The Only Way Forward Is Upward.
Wolves of Vinland Announce Space Program.
Cascadian Bioregion, Earth — The controversial pagan cult known as “The Wolves of Vinland” announced today that they will be taking their ongoing spiritual war on the Blank Empire to space. On December 2nd, Paul Waggener, aka “Grimnir,” responded to claims made Friday by the New York Times that the Wolves were the “environmentalist component” of the “Alt-Right” political movement.
“We reject this false characterization completely,” Waggener wrote. “In fact, we belong to the CTRL-Right, and we’re in charge not of the environmental component, but the SPACE COMPONENT. The only race we care about is the space race. We’re dedicated to the idea that space belongs to the Working Man, and we won’t let the forces of bourgeois tyranny—such as this Space Monkey-run, purported “news” paper—stand in our way.”

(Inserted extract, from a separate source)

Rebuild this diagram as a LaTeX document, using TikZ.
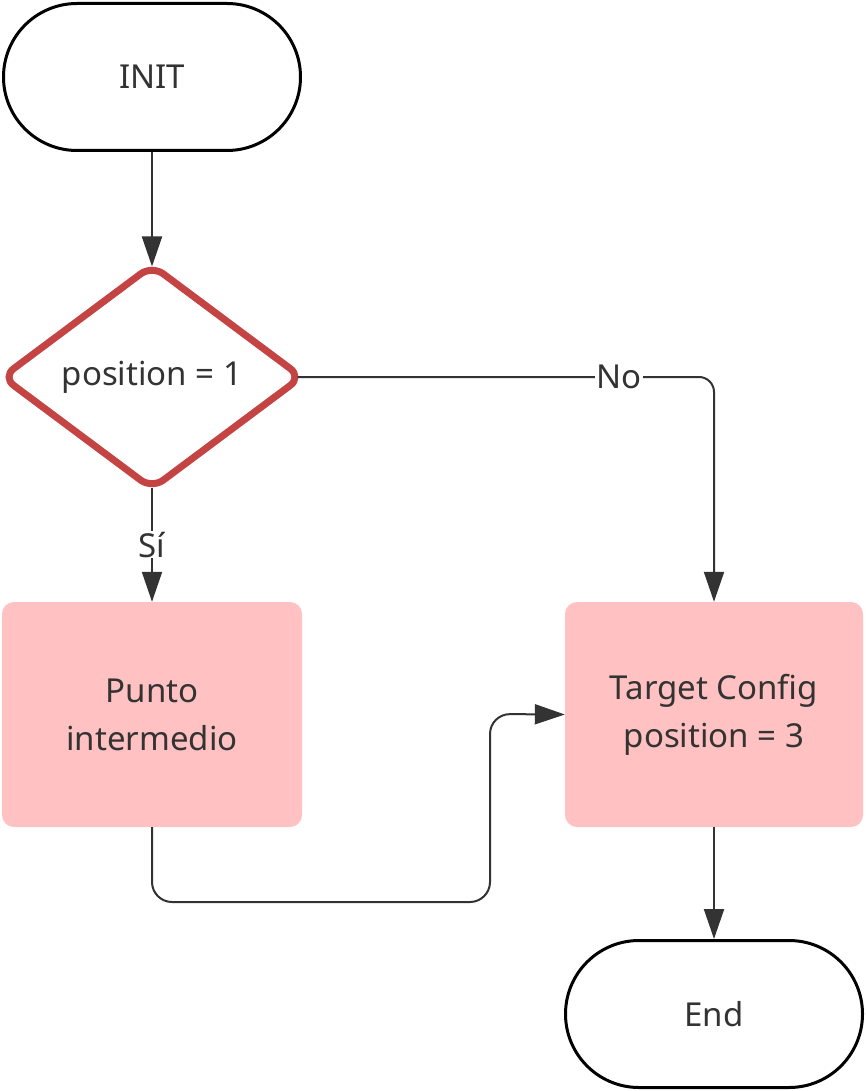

Since this announcement, sources close to the Wolves have confirmed that the group, which has gained some notoriety in recent years for its unapologetic practice of a grisly form of heathen black magic known as “Brosatru,” has invested heavily in the development of devices designed to meet the challenges of interplanetary travel.
Author Jack Donovan, linked to the Cascadian chapter of the Wolves, which released several photos today of known Wolves members outfitted for space, admitted to spending, “at least 40 dollars,” between trips to Wal-Mart and several area thrift stores. “We’re not kidding ourselves. This is going to take a lot of hard work and it won’t be cheap, but I think we’re onto something here,” he stated, as he gazed dreamily toward the heavens.
When asked for comments concerning the Wolves’ technological advances, Matthias Waggener, sometimes known as Jarnefr and current chair of the Wolves athletic program replied: “We haven’t settled 100% on a technology of locomotion, but we are drinking a lot of Tang and we can ride our bikes pretty fast.” A member identified as Gunnar added, “F*ck yeah!” and crushed a can of Natural Light on his forehead. It is not known if the can was later recycled, further calling into question claims that the Wolves are environmentalists, or even truly “white.”
Little else is known about the aims of the Wolves’ space program, and many questions remain. However, one member, referred to by others as Galdr, promised that more revelations are forthcoming. As he disappeared into the woods, he screamed, “WE ARE F*CK SORCERERS FROM MARS! F*CK SORCERERS! FROM MARS!” Other Wolves present nodded, hungrily.